The required electric/electronic architecture in the vehicle can now be designed and managed with the PREEvision development tool. In the current version, the required services, the corresponding software components, all interfaces and the communication nodes are modeled with SOA diagrams. They are based on the widely used UML graphic modeling language (Unified Modeling Language).

To realise suitable bandwidths for communication in the vehicle, Ethernet technology is increasingly being used. The corresponding communication design is developed in PREEvision according to the AUTOSAR method. Ethernet descriptions can be imported and exported as an AUTOSAR file without difficulty. In order to model Ethernet networks, PREEvision 8.0 handles mixed topologies: different bus technologies such as Ethernet, CAN, LIN and FlexRay can be connected to one another via a gateway. A special cluster approach ensures a clear overview for complex architectures

The Ethernet topology connected via switches differs greatly from the classic bus technologies in vehicles: here a bus can be subdivided into different independent networks. This Virtual Local Area Networks (VLAN) plays an important role in the area of cyber security.

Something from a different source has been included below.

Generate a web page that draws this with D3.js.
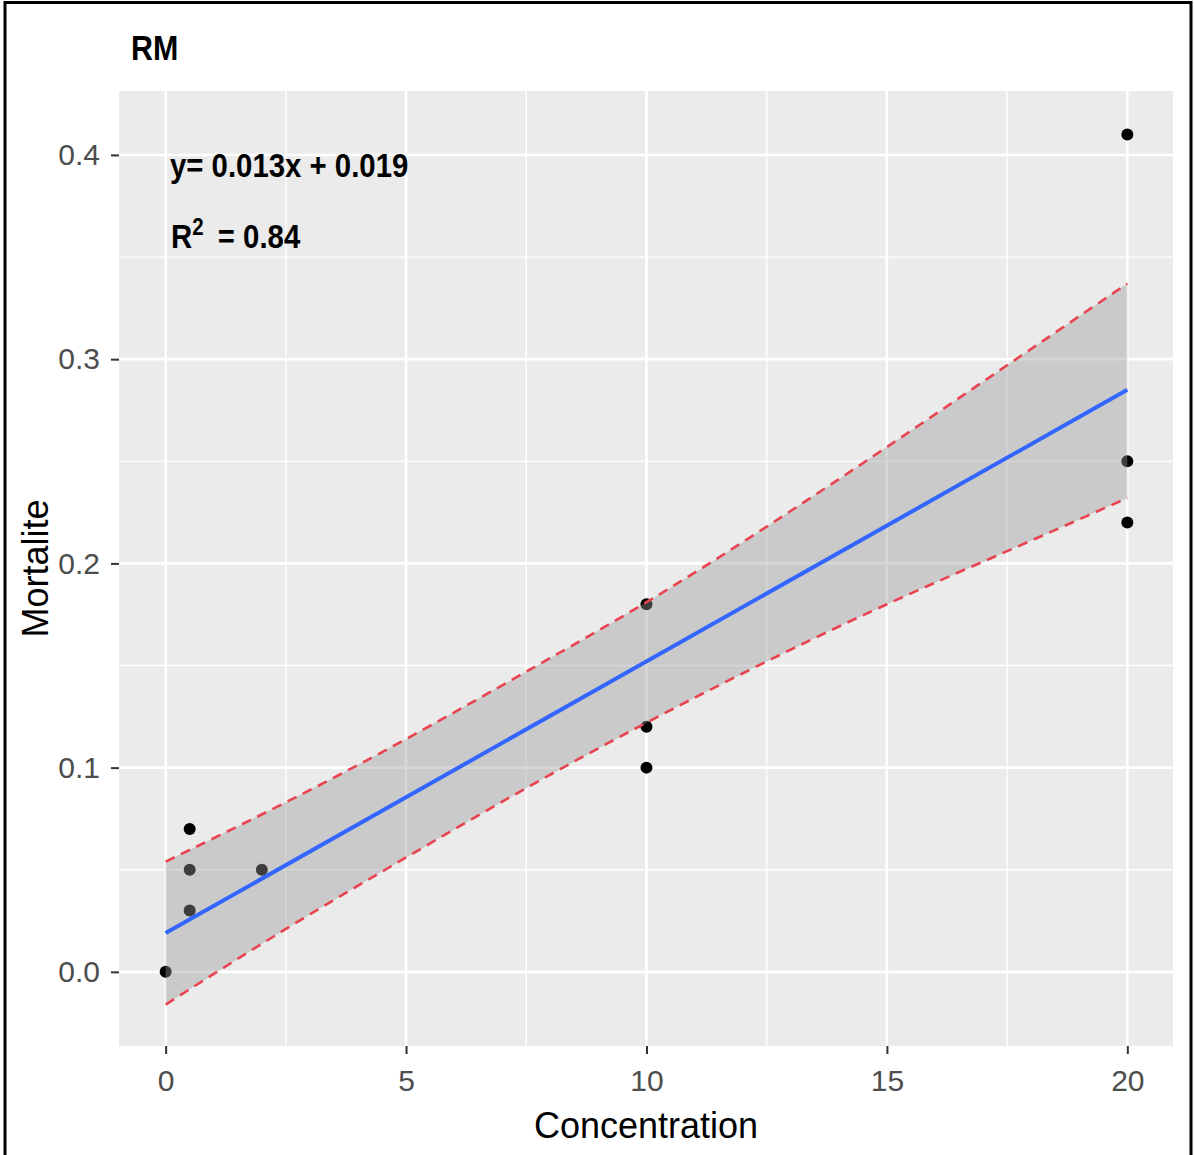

VLANs also enable the management of available bandwidth. They are developed using diagrams and tables in PREEvision and configured with switches. A signal router creates an initial VLAN structure as a starting point for development or considers predefined VLANs in a given structure for the routing. The signal router automatically generates a majority of the needed communication artifacts and thus facilitates, for example, the socket configuration – usually a time-consuming and error-prone development task.

PREEvision 8.0 introduces even more improvements: the integrated test engineering and test management, which was previously only available as a product option, is now available in all licenses. The new DBC-ECU extract limits the DBC export to the data for one ECU and therefore supports focused data exchange between OEM and supplier. There are also various program stability and usability improvements.